A newly retired group of citizens in Lyon joined together to create the Chamarel retirement cooperative to provide sustainable, affordable living space.
On the outskirts of Lyon, the Chamarel cooperative is a four story high building insulated with straw and consisting of 16 apartments of varying sizes. The founders of the cooperative wanted to create a better method for active, healthy ageing that would support members for many years and do so in an environmentally and economically sustainable way. Each member invests EUR 30,000 (or the appropriate amount adjusted to each individuals’ means) into the combined cooperative fund and pays a monthly rent of between EUR 600 and EUR 800.
If a member leaves the cooperative, the investment amount will be returned in full. The apartment complex also includes several guest rooms for visitors, a common room, a shared kitchen, gardens, parking (for both cars and bikes) and bee hives on the roof. Decisions are made collectively, and the current owners ask that anyone interested in being placed on the waiting list or subscribing to the cooperative’s newsletter, get in touch via email.

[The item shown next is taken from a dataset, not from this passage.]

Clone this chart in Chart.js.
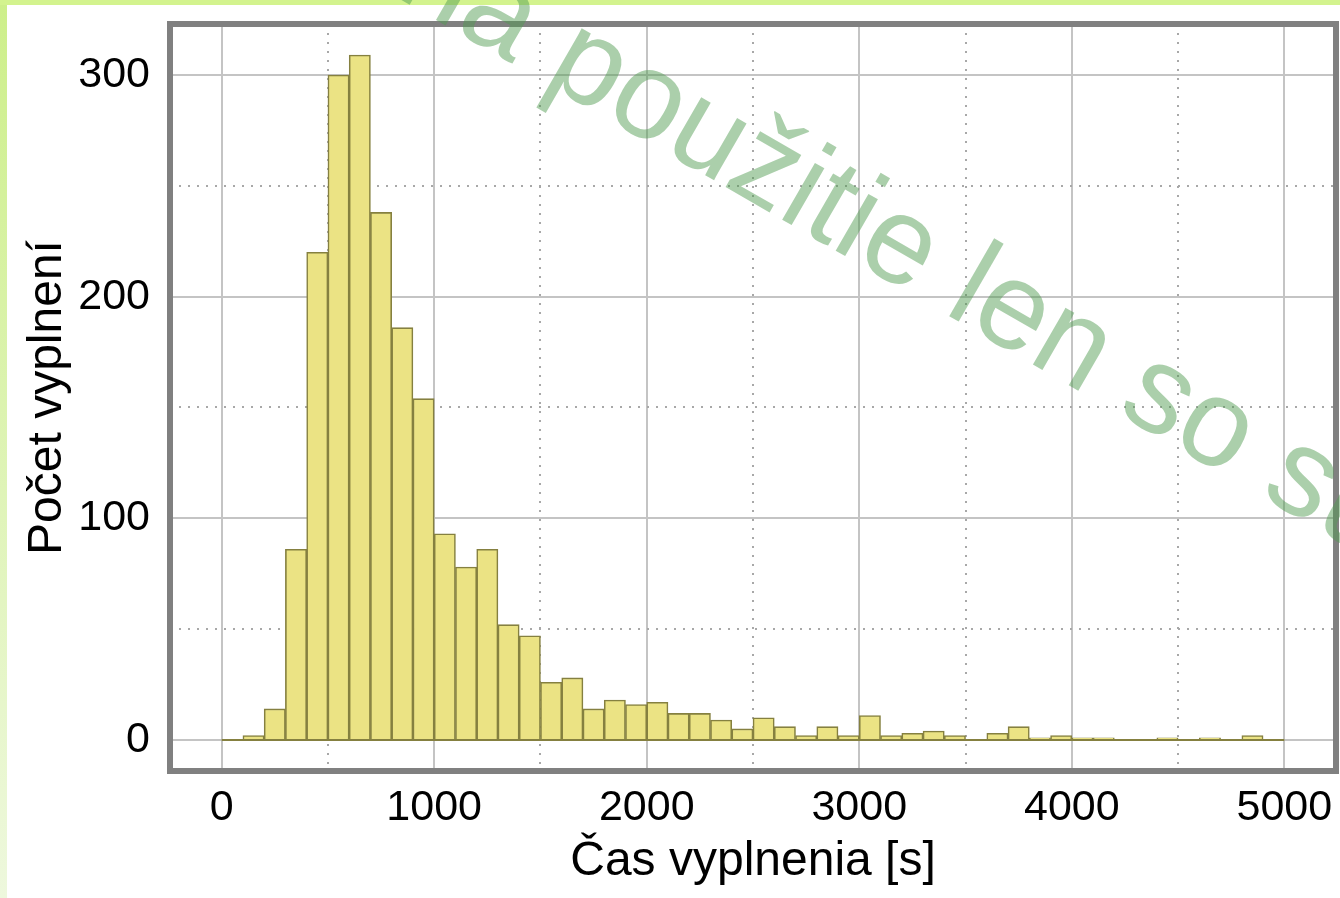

As the world’s population collectively grows older, and digital nomads become more common, increasingly creative approaches to housing are necessary. Co-living is becoming more frequent, for both residents and travelers, like these new spaces in cities around the world. For people who don’t want to settle down in only one place, this option provides a single lease that works in multiple international locations. How could common barriers to collective living be overcome through global knowledge sharing and cooperation?